In this article, I argue that the prevailing literature on contract theory does not adequately address the way real-world lawyers address uncertainty in complex business transactions. I attribute this to the constraints imposed by thinking in legal models, the dominant tendency to turn to economics for analysis and normative prescription, and the focus on adjudicative issues of hindsight interpretation. Commercial uncertainty, and the law's response to it, is only a subset of the broader philosophical issue of contingency. As an alternative to prevailing thought, I trace philosophical approaches to contingency, utility and morality that have come down to us since the Enlightenment, and how those approaches reveal themselves in modern legal and management theory and practice. In particular, I criticize certain characterizations and applications of legal and philosophic pragmatism. While the leading proponents adopt the name legal pragmatism, I suggest that they have nevertheless opted for a dogmatic economic idealism. Successful business leaders (and lawyers) have a more subtle approach: they envision a world as they want it to be (as it ought to be) but are not consumed by the fact that things do not always work out as they should.
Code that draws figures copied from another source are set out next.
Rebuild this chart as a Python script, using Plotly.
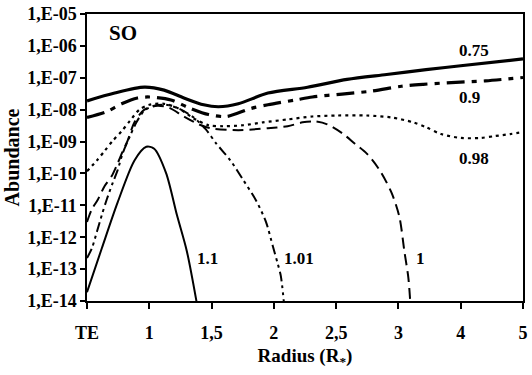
import plotly.graph_objects as go

# Category axis: TE, 1, 1,5, 2, 2,5, 3, 4, 5 (equally spaced positions 0..7)
tick_pos = [0, 1, 2, 3, 4, 5, 6, 7]
tick_text = ["TE", "1", "1,5", "2", "2,5", "3", "4", "5"]

y_tick_exp = [-5, -6, -7, -8, -9, -10, -11, -12, -13, -14]
y_tick_text = ["1,E-05", "1,E-06", "1,E-07", "1,E-08", "1,E-09",
               "1,E-10", "1,E-11", "1,E-12", "1,E-13", "1,E-14"]

# Curves: x = position on category axis, v = log10(abundance)
x_075 = [0, 0.444, 0.921, 1.238, 1.556, 1.873, 2.111, 2.429, 2.905, 3.54, 4.175, 4.81, 5.444, 6.0, 7.0]
v_075 = [-7.724, -7.479, -7.296, -7.388, -7.632, -7.847, -7.908, -7.816, -7.479, -7.296, -7.051, -6.898, -6.745, -6.622, -6.408]

x_09 = [0, 0.317, 0.556, 0.810, 1.0, 1.349, 1.635, 1.952, 2.238, 2.619, 2.905, 3.349, 3.619, 4.095, 4.571, 5.048, 5.397, 5.921, 6.397, 7.0]
v_09 = [-8.245, -8.061, -7.816, -7.632, -7.602, -7.694, -7.939, -8.153, -8.214, -7.969, -7.847, -7.694, -7.602, -7.510, -7.418, -7.265, -7.204, -7.143, -7.097, -6.990]

x_098 = [0, 0.159, 0.286, 0.413, 0.556, 0.683, 0.841, 1.0, 1.238, 1.476, 1.714, 1.952, 2.190, 2.508, 2.825, 3.222, 3.619, 4.016, 4.492, 4.889, 5.238, 5.444, 5.683, 6.0, 6.317, 6.556, 6.794, 7.0]
v_098 = [-9.928, -9.591, -9.285, -8.979, -8.673, -8.367, -8.0, -7.847, -7.816, -7.969, -8.275, -8.489, -8.520, -8.489, -8.398, -8.306, -8.214, -8.183, -8.183, -8.245, -8.398, -8.551, -8.765, -8.887, -8.887, -8.826, -8.765, -8.704]

x_1 = [0, 0.079, 0.175, 0.286, 0.397, 0.492, 0.571, 0.651, 0.762, 0.921, 1.127, 1.317, 1.556, 1.794, 1.984, 2.429, 2.905, 3.222, 3.460, 3.651, 3.857, 4.095, 4.302, 4.492, 4.698, 4.889, 5.016, 5.095, 5.159, 5.190]
v_1 = [-11.52, -11.12, -10.816, -10.387, -10.081, -9.683, -9.316, -8.979, -8.398, -8.0, -7.877, -7.939, -8.214, -8.459, -8.581, -8.643, -8.581, -8.520, -8.398, -8.367, -8.459, -8.734, -9.071, -9.377, -9.897, -10.601, -11.367, -12.438, -13.264, -14.03]

x_101 = [0, 0.079, 0.159, 0.238, 0.317, 0.413, 0.492, 0.571, 0.683, 0.794, 0.921, 1.079, 1.270, 1.476, 1.714, 1.905, 2.079, 2.302, 2.508, 2.714, 2.873, 2.984, 3.063, 3.111, 3.159]
v_101 = [-12.652, -12.346, -11.826, -11.306, -10.816, -10.295, -9.897, -9.377, -8.857, -8.398, -8.030, -7.877, -7.847, -7.969, -8.245, -8.612, -9.071, -9.591, -10.204, -10.846, -11.520, -12.285, -12.836, -13.203, -14.0]

x_11 = [0, 0.238, 0.492, 0.762, 0.952, 1.079, 1.270, 1.444, 1.603, 1.762]
v_11 = [-13.724, -12.346, -10.908, -9.591, -9.163, -9.224, -9.989, -11.306, -12.438, -14.06]

series = [
    (x_075, v_075, dict(color="black", width=3.2, dash="solid")),
    (x_09, v_09, dict(color="black", width=3.2, dash="18px,7px,5px,7px")),
    (x_098, v_098, dict(color="black", width=2.2, dash="3px,4px")),
    (x_1, v_1, dict(color="black", width=2, dash="11px,6px")),
    (x_101, v_101, dict(color="black", width=2, dash="10px,4px,3px,4px,3px,4px")),
    (x_11, v_11, dict(color="black", width=2, dash="solid")),
]

fig = go.Figure()
for xs, vs, ln in series:
    fig.add_trace(go.Scatter(
        x=xs, y=[10 ** v for v in vs], mode="lines",
        line=dict(shape="spline", smoothing=0.8, **ln),
        showlegend=False, hoverinfo="skip"))

FONT = "Liberation Serif, Times New Roman, serif"

labels = [
    ("SO", 0.571, -5.61, 21),
    ("0.75", 6.21, -6.13, 17),
    ("0.9", 6.14, -7.63, 17),
    ("0.98", 6.21, -9.53, 17),
    ("1.1", 1.94, -12.68, 17),
    ("1.01", 3.41, -12.68, 17),
    ("1", 5.35, -12.68, 17),
]
for txt, lx, ly, fs in labels:
    fig.add_annotation(x=lx, y=ly, text="<b>" + txt + "</b>", showarrow=False,
                       font=dict(family=FONT, size=fs, color="black"))

fig.update_layout(
    width=532, height=375,
    margin=dict(l=87, r=4, t=7, b=74),
    paper_bgcolor="white", plot_bgcolor="white",
    font=dict(family=FONT, color="black"),
    xaxis=dict(
        range=[0, 7], tickvals=tick_pos, ticktext=tick_text,
        showgrid=False, zeroline=False,
        showline=True, linecolor="black", linewidth=1.5, mirror=True,
        ticks="outside", ticklen=6, tickcolor="black", tickwidth=1.5,
        ticklabelstandoff=9,
        tickfont=dict(family=FONT, size=18, color="black", weight="bold"),
        title=dict(text="<b>Radius (R<sub>*</sub>)</b>", standoff=6,
                   font=dict(family=FONT, size=19, color="black")),
    ),
    yaxis=dict(
        type="log", range=[-14.0005, -4.9995],
        tickvals=[10 ** e for e in y_tick_exp], ticktext=y_tick_text,
        ticklabeloverflow="allow",
        showgrid=False, zeroline=False,
        showline=True, linecolor="black", linewidth=1.5, mirror=True,
        ticks="outside", ticklen=5, tickcolor="black", tickwidth=1.5,
        tickfont=dict(family=FONT, size=18, color="black", weight="bold"),
        title=dict(text="<b>Abundance</b>", standoff=2,
                   font=dict(family=FONT, size=20, color="black")),
    ),
)

fig.write_html("out.html", config={"displayModeBar": False},
               post_script="document.body.style.margin='0';")
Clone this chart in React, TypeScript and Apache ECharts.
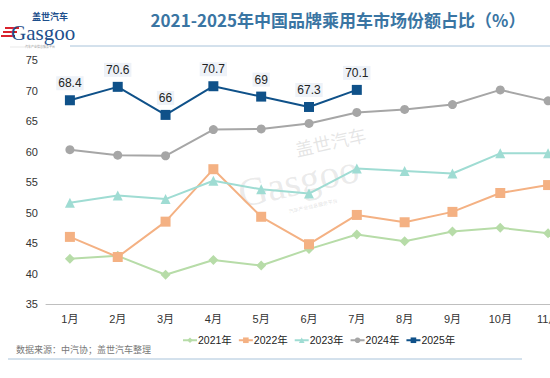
import React, { useEffect, useRef } from "react";
import * as echarts from "echarts";

const months = ["1月", "2月", "3月", "4月", "5月", "6月", "7月", "8月", "9月", "10月", "11月"];
const s2021 = [42.4, 42.9, 39.8, 42.2, 41.3, 44.0, 46.4, 45.3, 46.9, 47.5, 46.6];
const s2022 = [46.0, 42.7, 48.5, 57.1, 49.3, 44.8, 49.6, 48.4, 50.1, 53.2, 54.5];
const s2023 = [51.6, 52.8, 52.2, 55.2, 53.8, 53.1, 57.2, 56.8, 56.4, 59.7, 59.7];
const s2024 = [60.3, 59.4, 59.3, 63.6, 63.7, 64.6, 66.4, 66.9, 67.7, 70.1, 68.3];
const s2025 = [68.4, 70.6, 66, 70.7, 69, 67.3, 70.1];
const yTicks = { min: 35, max: 75, interval: 5 };

const FONT = 'Arial, "Liberation Sans", "Noto Sans CJK SC", sans-serif';

export default function App() {
  const ref = useRef<HTMLDivElement>(null);
  useEffect(() => {
    if (!ref.current) return;
    const chart = echarts.init(ref.current, undefined, { renderer: "svg" });
    const mk = (name: string, data: number[], color: string, symbol: string, size: number, extra: any = {}) => ({
      name,
      type: "line",
      data,
      symbol,
      symbolSize: size,
      lineStyle: { color, width: 2 },
      itemStyle: { color },
      ...extra,
    });
    chart.setOption({
      animation: false,
      textStyle: { fontFamily: FONT },
      grid: { left: 46, right: 0, top: 60, bottom: 74 },
      xAxis: {
        type: "category",
        data: months,
        boundaryGap: true,
        axisLine: { lineStyle: { color: "#bfbfbf", width: 1 } },
        axisTick: { show: false },
        axisLabel: { color: "#333", fontSize: 11, margin: 9 },
      },
      yAxis: {
        type: "value",
        min: yTicks.min,
        max: yTicks.max,
        interval: yTicks.interval,
        splitLine: { show: false },
        axisLine: { show: false },
        axisTick: { show: false },
        axisLabel: { color: "#333", fontSize: 11, margin: 8 },
      },
      legend: {
        left: 177,
        top: 330,
        itemWidth: 14,
        itemHeight: 7,
        itemGap: 6,
        textStyle: { color: "#222", fontSize: 10.5, padding: [0, 0, 0, -4] },
        data: ["2021年", "2022年", "2023年", "2024年", "2025年"],
      },
      graphic: [
        {
          type: "text",
          style: {
            text: "2021-2025年中国品牌乘用车市场份额占比（%）",
            x: 338,
            y: 19,
            align: "center",
            verticalAlign: "middle",
            fill: "#3a75a3",
            font: 'bold 17px "Noto Sans CJK SC", sans-serif',
          },
        },
        {
          type: "group",
          children: [
            { type: "rect", shape: { x: 5, y: 27, width: 14, height: 2 }, style: { fill: "#d9232d" } },
            { type: "rect", shape: { x: 3, y: 31, width: 14, height: 2 }, style: { fill: "#d9232d" } },
            { type: "rect", shape: { x: 1, y: 35, width: 14, height: 2 }, style: { fill: "#d9232d" } },
            {
              type: "text",
              style: { text: "盖世汽车", x: 32, y: 16, fill: "#1d4f8c", font: 'bold 9px "Noto Sans CJK SC", sans-serif', verticalAlign: "middle" },
            },
            {
              type: "text",
              style: { text: "Gasgoo", x: 11, y: 33, fill: "#1d4f8c", font: '21px "Liberation Serif", "DejaVu Serif", serif', verticalAlign: "middle" },
            },
            {
              type: "text",
              style: { text: "汽车产业信息服务平台", x: 40, y: 47, fill: "#9a9a9a", font: '3px "Noto Sans CJK SC", sans-serif', align: "center", verticalAlign: "middle" },
            },
            { type: "line", shape: { x1: 10, y1: 47, x2: 28, y2: 47 }, style: { stroke: "#d0d0d0", lineWidth: 0.5 } },
            { type: "line", shape: { x1: 70, y1: 46, x2: 572, y2: 46 }, style: { stroke: "#a8c3da", lineWidth: 1 } },
          ],
        },
        {
          type: "group",
          x: 312,
          y: 178,
          rotation: 0.22,
          children: [
            { type: "text", style: { text: "盖世汽车", x: -10, y: -32, fill: "rgba(150,150,150,0.25)", font: '18px "Noto Sans CJK SC", sans-serif', align: "left", verticalAlign: "middle" } },
            { type: "text", style: { text: "Gasgoo", x: -75, y: 0, fill: "rgba(150,150,150,0.2)", font: '40px "Liberation Serif", serif', align: "left", verticalAlign: "middle" } },
            { type: "text", style: { text: "汽车产业信息服务平台", x: -30, y: 27, fill: "rgba(150,150,150,0.3)", font: '5px "Noto Sans CJK SC", sans-serif', align: "left", verticalAlign: "middle" } },
          ],
        },
        {
          type: "text",
          style: { text: "数据来源：中汽协；盖世汽车整理", x: 16, y: 349, fill: "#777", font: '9px "Noto Sans CJK SC", sans-serif', verticalAlign: "middle" },
        },
        { type: "line", shape: { x1: 8, y1: 359, x2: 522, y2: 359 }, style: { stroke: "#a8c3da", lineWidth: 1 } },
      ],
      series: [
        mk("2021年", s2021, "#b7dca8", "diamond", 10),
        mk("2022年", s2022, "#f4b183", "rect", 10),
        mk("2023年", s2023, "#9fdcd3", "triangle", 10),
        mk("2024年", s2024, "#a6a6a6", "circle", 9),
        mk("2025年", s2025, "#0f5189", "rect", 10, {
          label: {
            show: true,
            position: "top",
            distance: 5,
            color: "#222",
            fontSize: 12,
            backgroundColor: "#eef2f8",
            padding: [1, 2],
          },
        }),
      ],
    });
    return () => chart.dispose();
  }, []);
  return (
    <div style={{ position: "fixed", left: 0, top: 0, width: 550, height: 378, overflow: "hidden", background: "#fff" }}>
      <div ref={ref} style={{ width: 572, height: 378 }} />
    </div>
  );
}
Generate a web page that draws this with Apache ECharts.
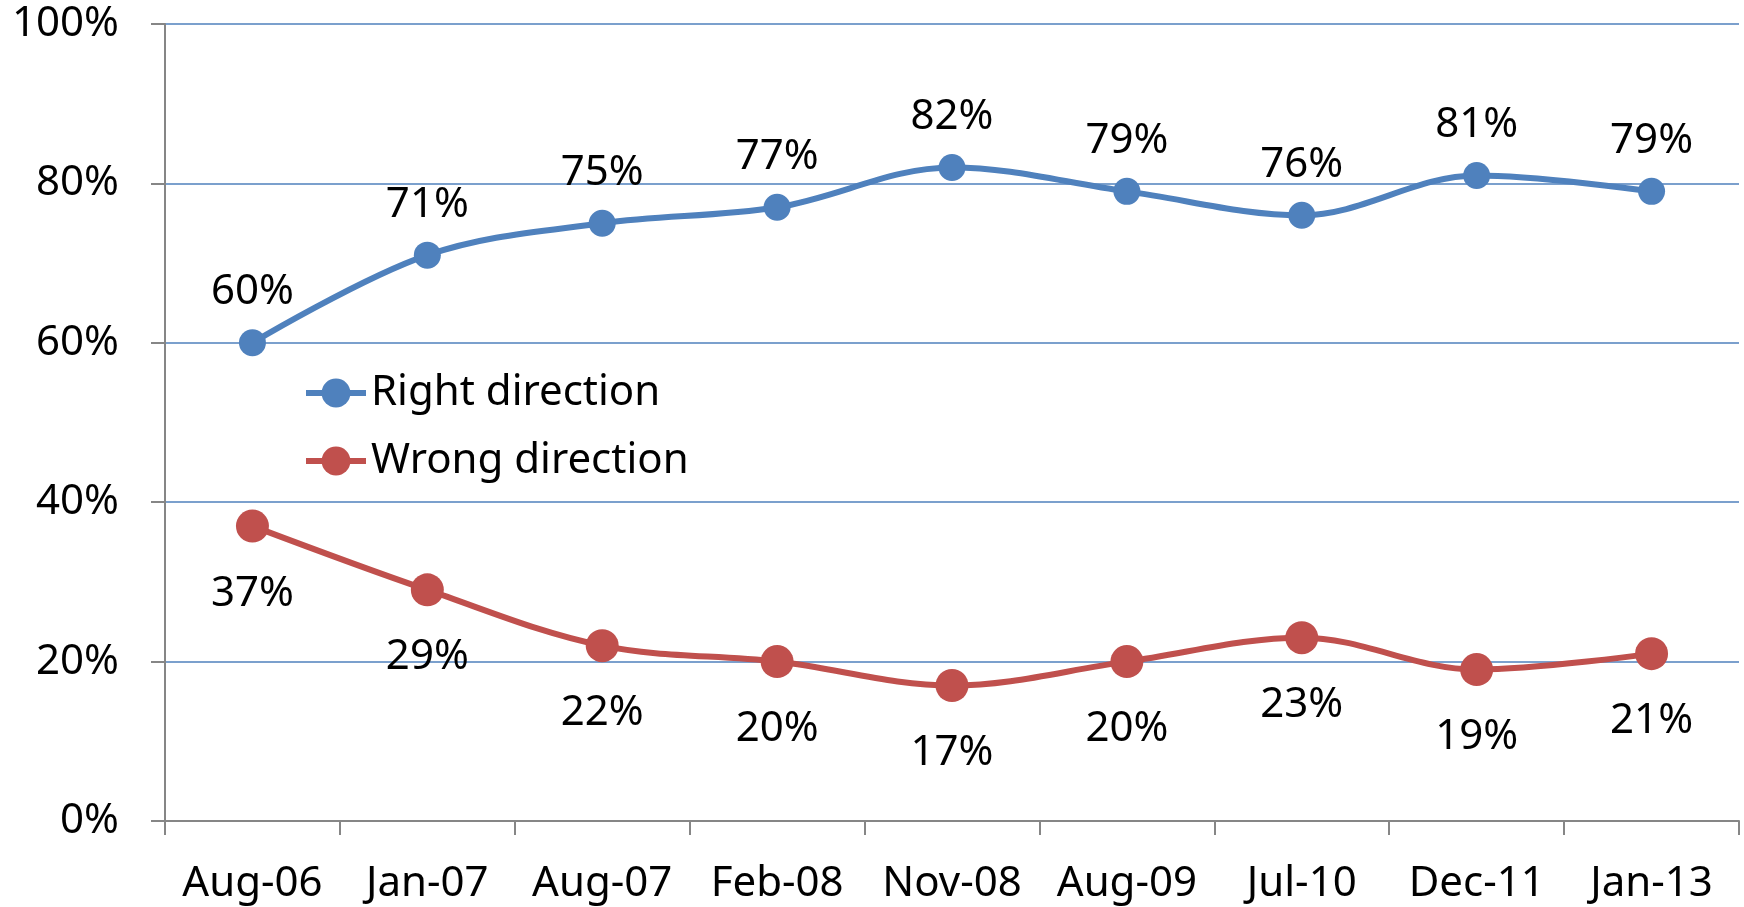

I argue that lawyers who are legal or economic dogmatists, seeing the world only as they want it to be, or who are only pragmatic or empirical, and will only acknowledge the world as it is, will be far less effective in the highly contingent environment where contracts create more moral than legal markers. The most effective real-world deal lawyers will be prepared to deal with contingency and counsel their clients pragmatically, but with far more idealism than current proponents of the jurisprudence of legal pragmatism have acknowledged. 

Sarbanes-Oxley, Jurisprudence, Game Theory, Insurance and Kant: Toward a Moral Theory of Good Governance, 50 Wayne L. Rev. 1083 (2004)

The governance rules mandated by Sarbanes-Oxley, and the SEC regulations thereunder, were in direct response to many of the specific misdeeds of the Enron, WorldCom and other scandals, leaving corporate lawyers scrambling to keep their clients in technical compliance, but wondering whether it would create better governance. In this paper, I contend first that the frustrations with Sarbanes-Oxley have their basis in the jurisprudence underlying Sarbanes - the presence or absence of articulated policies and principles underlying the specific rules. I assess the law under modern positivist and naturalist theories, and point out ironies in its ultimate application. Second, I contend there is a more fundamental issue. Neither the law, nor one of the most cogent theories of non-legal norms - Eric Posner's application of game theory and signaling to principles - accounts fully for the moral aspect of corporate board service and ethical decision-making. I critique the economic model with a real world example of a wealthy director's assessment of his potential gain versus potential exposure. I suggest there is a moral theory that explains compliance outside of law or economics, and that the directors operate simultaneously under moral, legal and economic dictates. Finally, I contend social policy and legal training that in turn fail to recognize the importance of moral bearing on corporate governance will very likely miss the intended objective of good governance: more thoughtful, independent focus by boards on their fiduciary obligations to corporate stakeholders.